Kebutuhan-kebutuhan tersebut dari zaman dulu hingga sekarang menjadi tantangan manusia dalam kehidupan. Sebab, hal itu mempengaruhi sisi-sisi kehidupan lainnya sehingga berpuasa adalah ibadah yang tepat.
Sejarah kewajiban puasa Ramadhan tidak terlepas dari peristiwa hijrah Nabi Muhammad SAW ke negeri Yatsrib (Madinah). Sebab peristiwa tersebut merupakan titik pijak penyempurnaan syariat Islam di kemudian hari. Puasa Ramadhan diwajibkan kepada Nabi Muhammad dan umatnya pada bulan Sya’ban tahun ke-2 hijriah dengan cara dan model yang dilakukan umat Islam hingga kini.
Affandi Mochtar dan Ibi Syatibi dalam buku Risalah Ramadhan (2008) mengungkapkan, sebelum ayat yang mewajibkan puasa turun, umat Islam biasa berpuasa wajib pada 10 Muharram atau Hari Asyura. Ketika Nabi Muhammad hijrah dan tiba di Madinah, beliau mendapati orang-orang Yahudi juga berpuasa pada 10 Muharram tersebut.
Orang-orang Yahudi menyatakan, pada 10 Muharram Allah SWT menyelamatkan Nabi Musa dan kaumnya dari serangan Raja Fira’un. Kemudian Nabi Musa berpuasa pada 10 Muharram sebagai tanda syukur kepada Allah. Lalu, Nabi Muhammad memerintahkan uma Islam agar berpuasa pada tanggal 10 Muharram.
Pada awalnya umat Islam diwajibkan berpuasa sampai waktu maghrib. Setelah berbuka mereka masih diperbolehkan makan, minum, dan melakukan hubungan seks suami-istri hingga kemudian melakukan shalat Isya dan tidur.
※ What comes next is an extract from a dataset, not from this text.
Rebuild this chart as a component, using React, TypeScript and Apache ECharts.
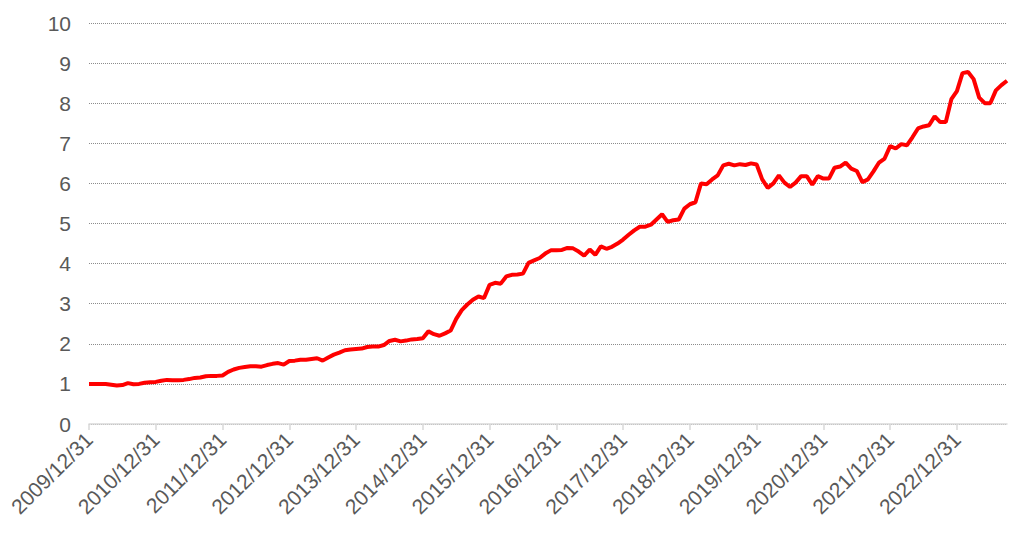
import React, { useEffect, useRef } from "react";
import * as echarts from "echarts";

// Month-end dates from 2009/12/31 to 2023/09/30
const startYear = 2009;
const startMonth = 12;
const monthCount = 166;
const categories: string[] = [];
for (let k = 0; k < monthCount; k++) {
  const m0 = startMonth - 1 + k;
  const y = startYear + Math.floor(m0 / 12);
  const m = (m0 % 12) + 1;
  const last = new Date(Date.UTC(y, m, 0)).getUTCDate();
  categories.push(`${y}/${m}/${last}`);
}

const values2010_2012: number[] = [
  1.0, 1.0, 1.0, 1.0, 0.98, 0.96, 0.97, 1.02, 0.99, 1.0, 1.03, 1.04,
  1.05, 1.08, 1.1, 1.09, 1.09, 1.1, 1.12, 1.15, 1.16, 1.19, 1.2, 1.2,
  1.21, 1.3, 1.36, 1.4, 1.42, 1.44, 1.44, 1.43, 1.47, 1.5, 1.52, 1.48,
];
const values2013_2015: number[] = [
  1.57, 1.58, 1.6, 1.6, 1.62, 1.64, 1.58, 1.66, 1.73, 1.78, 1.84, 1.86,
  1.87, 1.88, 1.92, 1.93, 1.93, 1.97, 2.07, 2.1, 2.06, 2.08, 2.11, 2.12,
  2.14, 2.31, 2.24, 2.2, 2.26, 2.33, 2.62, 2.84, 2.98, 3.1, 3.18, 3.14,
];
const values2016_2018: number[] = [
  3.47, 3.52, 3.5, 3.68, 3.72, 3.73, 3.75, 4.02, 4.08, 4.14, 4.25, 4.33,
  4.33, 4.34, 4.39, 4.38, 4.3, 4.2, 4.35, 4.22, 4.43, 4.37, 4.42, 4.5,
  4.6, 4.72, 4.83, 4.92, 4.92, 4.97, 5.1, 5.23, 5.04, 5.08, 5.1, 5.37,
];
const values2019_2021: number[] = [
  5.48, 5.53, 6.0, 5.98, 6.1, 6.2, 6.45, 6.49, 6.45, 6.48, 6.46, 6.5,
  6.47, 6.1, 5.89, 6.0, 6.2, 6.02, 5.91, 6.02, 6.18, 6.18, 5.97, 6.18,
  6.12, 6.12, 6.39, 6.42, 6.52, 6.37, 6.31, 6.03, 6.1, 6.3, 6.52, 6.62,
];
const values2022_2023: number[] = [
  6.93, 6.87, 6.98, 6.95, 7.15, 7.37, 7.42, 7.45, 7.67, 7.53, 7.53, 8.1,
  8.3, 8.75, 8.78, 8.6, 8.14, 8.0, 8.0, 8.32, 8.45, 8.56,
];
const seriesValues: number[] = [
  ...values2010_2012,
  ...values2013_2015,
  ...values2016_2018,
  ...values2019_2021,
  ...values2022_2023,
];

const yTicks = { min: 0, max: 10, interval: 1 };

export default function App() {
  const ref = useRef<HTMLDivElement>(null);
  useEffect(() => {
    if (!ref.current) return;
    const chart = echarts.init(ref.current, undefined, { renderer: "svg" });
    chart.setOption({
      animation: false,
      backgroundColor: "#ffffff",
      grid: { left: 89, right: 10, top: 23, bottom: 125, containLabel: false },
      xAxis: {
        type: "category",
        data: categories,
        boundaryGap: false,
        axisLine: { show: true, lineStyle: { color: "#d9d9d9", width: 1.5 } },
        axisTick: {
          show: true,
          interval: 11,
          length: 6,
          lineStyle: { color: "#d9d9d9", width: 1.5 },
        },
        axisLabel: {
          interval: 11,
          rotate: 45,
          margin: 12,
          color: "#595959",
          fontSize: 21,
          fontFamily: "Liberation Sans, Arial, sans-serif",
        },
        splitLine: { show: false },
      },
      yAxis: {
        type: "value",
        min: yTicks.min,
        max: yTicks.max,
        interval: yTicks.interval,
        axisLine: { show: false },
        axisTick: { show: false },
        axisLabel: {
          margin: 18,
          color: "#595959",
          fontSize: 21,
          fontFamily: "Liberation Sans, Arial, sans-serif",
        },
        splitLine: {
          show: true,
          lineStyle: { color: "#8c8c8c", type: "dotted", width: 1 },
        },
      },
      series: [
        {
          type: "line",
          data: seriesValues,
          showSymbol: false,
          symbol: "none",
          lineStyle: { color: "#ff0000", width: 4 },
          z: 5,
        },
      ],
    });
    return () => chart.dispose();
  }, []);
  return (
    <div
      ref={ref}
      style={{ position: "fixed", left: 0, top: 0, width: 1017, height: 549 }}
    />
  );
}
Setelah melakukan shalat Isya dan tidur, mereka tidak diperbolehkan lagi untuk makan, minum, atau berhubungan seks hingga tiba saatnya waktu berbuka. Namun, praktik ini benar-benar menyulitkan umat Islam sehingga tidak sedikit yang melanggar larangan tersebut.
Lalu, Allah SWT menurunkan sebuah ayat yang dijelaskan dalam QS Al-Baqarah ayat 187 yang menyatakan, umat Islam diperbolehkan makan, minum, dan berhubungan intim dengan para istrinya sepanjang malam bulan puasa hingga terbit fajar. Tentu saja ayat tersebut disambut gembira oleh umat Islam kala itu sembari memanjatkan syukur atas kasih sayang Allah SWT.